[MUD-Dev] Experience System Differences

rayzam rayzam at home.com
Tue Jan 16 22:26:42 CET 2001


----- Original Message -----
From: "Hulbert, Leland" <LHulbert at czn.com>
To: <mud-dev at kanga.nu>
Sent: Tuesday, January 16, 2001 3:37 PM
Subject: RE: [MUD-Dev] Experience System Differences

<SNIP>

> What type of system do you use to give experience from exploring
> and/or running shops?  The only thing that immediately comes to my
> mind (I am ashamed to admit I never thought of doing something like
> this before) is a XP award the first time you enter a given room,
> adjusted for the difficulty in reaching that room, or difficulty in
> finding it; and a flat rate of XP for every P2P transaction.  Of
> course, that would require tracking to prevent abuse...  I'd really
> like to know how you handle this.

We give exploration experience [tho we're not the people you are
referring to under 'you']. The basic concept is experience the first
time a player enters a room, under specific instances:

    1) they need to be in verbose mode [brief mode: room title, exits,
    light, weather, monsters objects, versus verbose which has all the
    long description].

    2) they need to not be in combat. If they enter a room and are
    ambushed, they have to be in the room without combat for a
    bit. This includes winning and staying in the room [instead of
    needing to leave and reenter].

    3) they have to be able to see. This does not include mindsight,
    infravision, or other limited visual abilities. Regular sight or
    darksight, to see the details.

    4) they are not running through

    5) the room is 'static', in the sense that it isn't a dynamic room
    [such as dynamically generated mazes/layouts]
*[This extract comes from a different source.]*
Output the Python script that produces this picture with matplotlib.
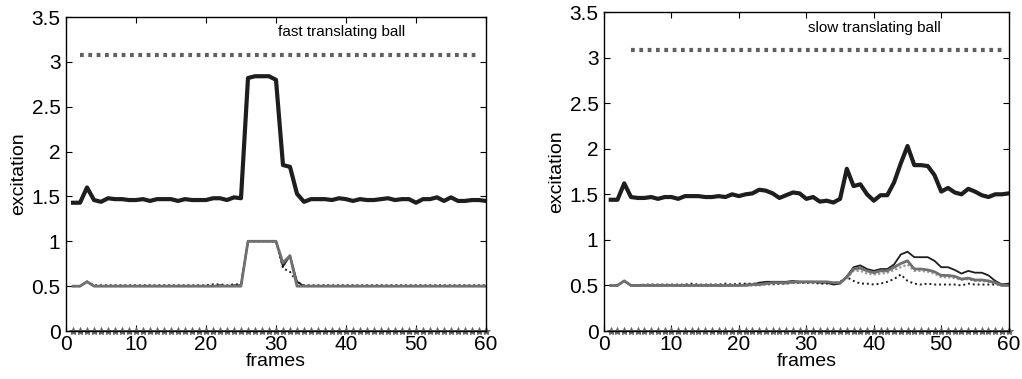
import numpy as np
import matplotlib.pyplot as plt
from matplotlib.ticker import FuncFormatter

plt.rcParams['font.family'] = ['Liberation Sans', 'DejaVu Sans']

frames = np.arange(1, 61)

# fast translating ball
fast_total = [1.43, 1.43, 1.60, 1.46, 1.44, 1.48, 1.47, 1.47, 1.46, 1.46,
              1.47, 1.45, 1.47, 1.47, 1.47, 1.45, 1.47, 1.46, 1.46, 1.46,
              1.48, 1.48, 1.46, 1.49, 1.48, 2.82, 2.84, 2.84, 2.84, 2.80,
              1.85, 1.83, 1.53, 1.44, 1.47, 1.47, 1.47, 1.46, 1.48, 1.47,
              1.45, 1.47, 1.46, 1.46, 1.47, 1.48, 1.46, 1.47, 1.47, 1.43,
              1.47, 1.47, 1.49, 1.45, 1.49, 1.45, 1.45, 1.46, 1.46, 1.45]
fast_a = [0.50, 0.50, 0.55, 0.50, 0.50, 0.50, 0.50, 0.50, 0.50, 0.50,
          0.50, 0.50, 0.50, 0.50, 0.50, 0.50, 0.50, 0.50, 0.50, 0.50,
          0.50, 0.51, 0.50, 0.51, 0.51, 1.00, 1.00, 1.00, 1.00, 1.00,
          0.72, 0.84, 0.55, 0.50, 0.50, 0.50, 0.50, 0.50, 0.50, 0.50,
          0.50, 0.50, 0.50, 0.50, 0.50, 0.50, 0.50, 0.50, 0.50, 0.50,
          0.50, 0.50, 0.50, 0.50, 0.50, 0.50, 0.50, 0.50, 0.50, 0.50]
fast_b = [0.50, 0.50, 0.55, 0.51, 0.51, 0.51, 0.51, 0.51, 0.51, 0.51,
          0.51, 0.51, 0.51, 0.51, 0.51, 0.51, 0.51, 0.51, 0.51, 0.51,
          0.52, 0.52, 0.51, 0.52, 0.52, 1.00, 1.00, 1.00, 1.00, 1.00,
          0.70, 0.66, 0.55, 0.51, 0.51, 0.51, 0.51, 0.51, 0.51, 0.51,
          0.51, 0.51, 0.51, 0.51, 0.51, 0.51, 0.51, 0.51, 0.51, 0.51,
          0.51, 0.51, 0.51, 0.51, 0.51, 0.51, 0.51, 0.51, 0.51, 0.51]
fast_c = [0.50, 0.50, 0.55, 0.50, 0.50, 0.50, 0.50, 0.50, 0.50, 0.50,
          0.50, 0.50, 0.50, 0.50, 0.50, 0.50, 0.50, 0.50, 0.50, 0.50,
          0.50, 0.50, 0.50, 0.50, 0.50, 1.00, 1.00, 1.00, 1.00, 1.00,
          0.76, 0.84, 0.50, 0.50, 0.50, 0.50, 0.50, 0.50, 0.50, 0.50,
          0.50, 0.50, 0.50, 0.50, 0.50, 0.50, 0.50, 0.50, 0.50, 0.50,
          0.50, 0.50, 0.50, 0.50, 0.50, 0.50, 0.50, 0.50, 0.50, 0.50]

# slow translating ball
slow_total = [1.44, 1.44, 1.62, 1.47, 1.46, 1.46, 1.47, 1.45, 1.47, 1.47,
              1.45, 1.48, 1.48, 1.48, 1.47, 1.47, 1.48, 1.47, 1.50, 1.48,
              1.50, 1.51, 1.55, 1.54, 1.51, 1.46, 1.49, 1.52, 1.51, 1.45,
              1.47, 1.42, 1.43, 1.41, 1.45, 1.78, 1.59, 1.61, 1.50, 1.43,
              1.49, 1.49, 1.63, 1.84, 2.03, 1.82, 1.82, 1.81, 1.71, 1.53,
              1.57, 1.52, 1.50, 1.56, 1.53, 1.49, 1.47, 1.50, 1.50, 1.51]
slow_a = [0.50, 0.50, 0.55, 0.50, 0.50, 0.50, 0.50, 0.50, 0.50, 0.50,
          0.50, 0.50, 0.50, 0.50, 0.50, 0.50, 0.50, 0.50, 0.50, 0.50,
          0.51, 0.51, 0.53, 0.54, 0.54, 0.54, 0.54, 0.55, 0.54, 0.54,
          0.54, 0.53, 0.53, 0.51, 0.52, 0.60, 0.70, 0.72, 0.68, 0.66,
          0.68, 0.68, 0.73, 0.84, 0.87, 0.81, 0.81, 0.81, 0.77, 0.70,
          0.70, 0.67, 0.63, 0.66, 0.64, 0.64, 0.61, 0.55, 0.51, 0.52]
slow_b = [0.50, 0.50, 0.55, 0.50, 0.50, 0.51, 0.51, 0.51, 0.51, 0.51,
          0.51, 0.51, 0.52, 0.51, 0.51, 0.51, 0.51, 0.52, 0.51, 0.52,
          0.52, 0.52, 0.52, 0.52, 0.52, 0.52, 0.52, 0.53, 0.53, 0.53,
          0.53, 0.52, 0.52, 0.52, 0.54, 0.59, 0.55, 0.52, 0.52, 0.51,
          0.52, 0.54, 0.57, 0.62, 0.55, 0.52, 0.51, 0.52, 0.51, 0.51,
          0.51, 0.51, 0.50, 0.52, 0.51, 0.51, 0.51, 0.51, 0.51, 0.51]
slow_c = [0.50, 0.50, 0.55, 0.50, 0.50, 0.50, 0.50, 0.50, 0.50, 0.50,
          0.50, 0.50, 0.50, 0.50, 0.50, 0.50, 0.50, 0.50, 0.50, 0.50,
          0.50, 0.51, 0.51, 0.52, 0.53, 0.53, 0.53, 0.54, 0.54, 0.54,
          0.54, 0.54, 0.54, 0.53, 0.53, 0.59, 0.68, 0.69, 0.66, 0.64,
          0.66, 0.66, 0.70, 0.74, 0.77, 0.68, 0.68, 0.67, 0.65, 0.61,
          0.61, 0.60, 0.57, 0.58, 0.56, 0.56, 0.55, 0.53, 0.50, 0.50]
slow_d = [0.50, 0.50, 0.55, 0.50, 0.50, 0.50, 0.50, 0.50, 0.50, 0.50,
          0.50, 0.50, 0.50, 0.50, 0.50, 0.50, 0.50, 0.50, 0.50, 0.50,
          0.50, 0.50, 0.50, 0.51, 0.51, 0.52, 0.52, 0.53, 0.53, 0.53,
          0.53, 0.53, 0.53, 0.53, 0.53, 0.58, 0.66, 0.66, 0.63, 0.62,
          0.63, 0.64, 0.67, 0.70, 0.73, 0.66, 0.66, 0.65, 0.63, 0.59,
          0.59, 0.58, 0.56, 0.57, 0.55, 0.55, 0.54, 0.52, 0.50, 0.50]

threshold = 3.08
baseline = np.zeros(60)
titles = ['fast translating ball', 'slow translating ball']

fig = plt.figure(figsize=(10.22, 3.79), dpi=100)
ax1 = fig.add_axes([0.0646, 0.1266, 0.4109, 0.8285])
ax2 = fig.add_axes([0.591, 0.1266, 0.396, 0.8417])

dark = '#1e1e1e'
gray = '#707070'

panels = [
    (ax1, fast_total, [fast_a, fast_b, fast_c], None, (2, 59)),
    (ax2, slow_total, [slow_a, slow_b, slow_c], slow_d, (4, 59)),
]

for i, (ax, total, thin, extra, (t0, t1)) in enumerate(panels):
    ax.plot([t0, t1], [threshold, threshold], color='#606060', lw=3,
            linestyle=(0, (0.9, 1.1)), dash_capstyle='butt')
    ax.plot(frames, total, color=dark, lw=3)
    if extra is not None:
        ax.plot(frames, extra, color='#9a9a9a', lw=1.6, linestyle=(0, (1, 1)))
    ax.plot(frames, thin[1], color=dark, lw=1.4, linestyle=(0, (1, 1.5)))
    ax.plot(frames, thin[0], color=dark, lw=1.3)
    ax.plot(frames, thin[2], color=gray, lw=2)
    ax.plot(frames, baseline, color='#666666', lw=1.2, marker='*', ms=6,
            markeredgewidth=0.7, clip_on=False)

    ax.set_xlim(0, 60)
    ax.set_ylim(0, 3.5)
    ax.set_xticks(range(0, 61, 10))
    ax.set_yticks(np.arange(0, 3.51, 0.5))
    ax.yaxis.set_major_formatter(FuncFormatter(lambda v, p: f'{v:g}'))
    ax.tick_params(direction='in', top=True, right=True, length=4,
                   labelsize=15, width=0.8)
    ax.tick_params(axis='x', pad=3)
    ax.tick_params(axis='y', pad=4)
    for s in ax.spines.values():
        s.set_linewidth(1)
    ax.set_xlabel('frames', fontsize=14, labelpad=-1)
    ax.set_ylabel('excitation', fontsize=14, labelpad=3)
    ax.text(30.3, 3.33, titles[i], fontsize=11, va='center')

fig.savefig('out.png', dpi=100)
    6) not outerworld [we have worlds handled by virtual
    servers.. there are many rooms, with pretty much
    scenery/terrain/player owned castles/entrances to areas. The point
    is to place areas in context and with each other, and give a bit
    of a text-graphical view of how they interconnect. The worlds are
    also all fairly differentiated in their terrains and types. Giving
    experience for this would involve lots of mindless walking around,
    not too fun for the players].

Related to that, the amount of experience varies. There's a running
total of all the player-explored rooms [rooms that wizards or monsters
have only entered aren't tracked]. The experience gained by a player
finding a new room is specifically related to how much of the total
Retroverse he's explored. So having explored 1% of the Retroverse
gains little experience per room. Having explored 85%, the same new
room is worth a lot more experience. This gives an advantage/more
experience to the Explorers for pursuing it.
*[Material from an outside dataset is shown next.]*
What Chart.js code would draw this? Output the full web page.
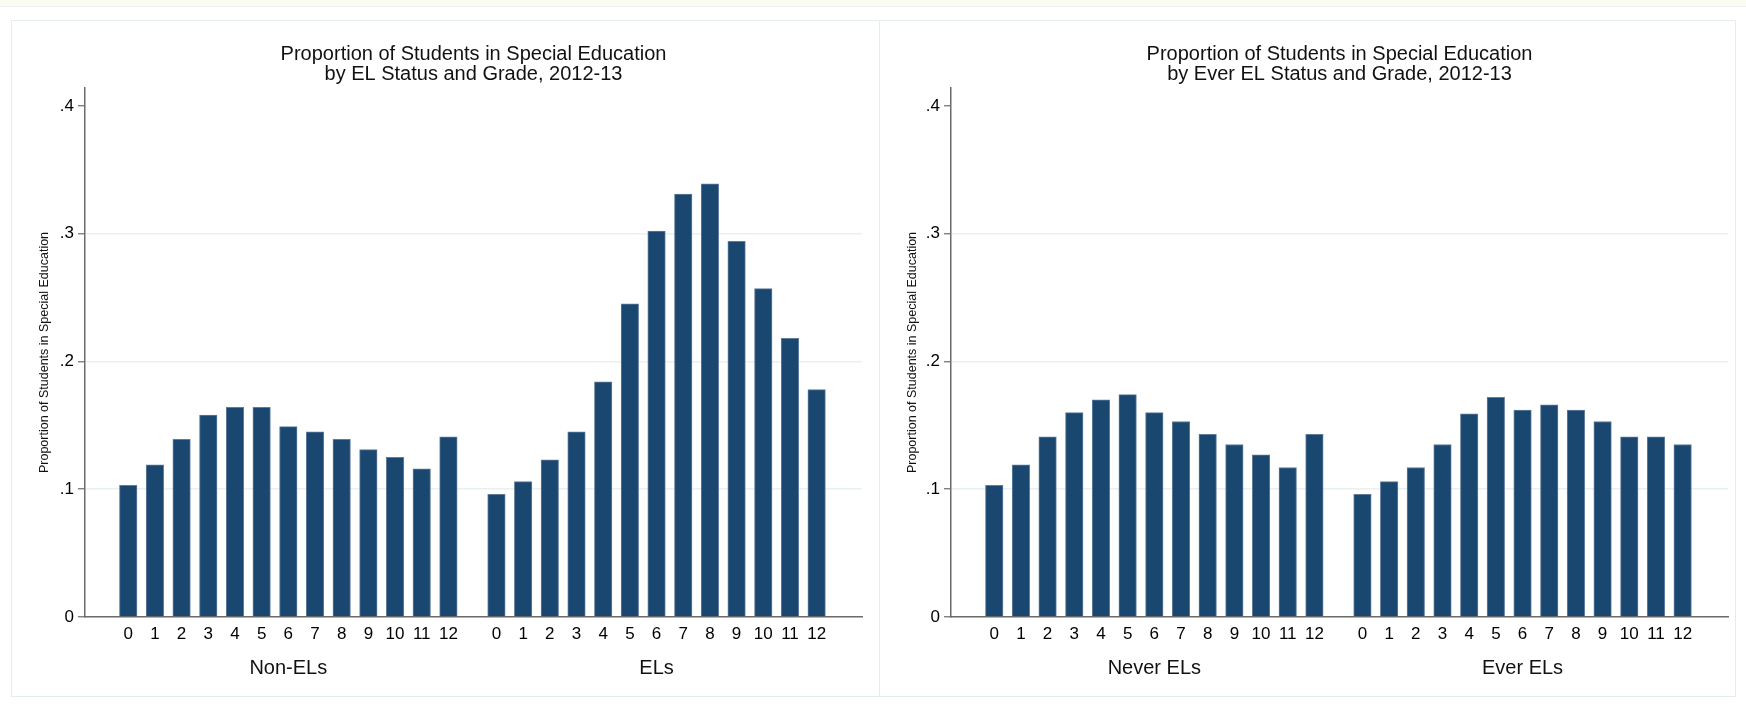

And finally, since the running total is only of player-explored rooms,
if you find a room that noone else has found, you gain the experience
for it as usual, but that also increases the total # of rooms
tracked. Which means that you lower other players' explore
percents. So there is a competition level inherent in this system for
Explorers to compete with each other for.  And incentive to not just
tell/post/set up web pages with all sorts of hidden areas.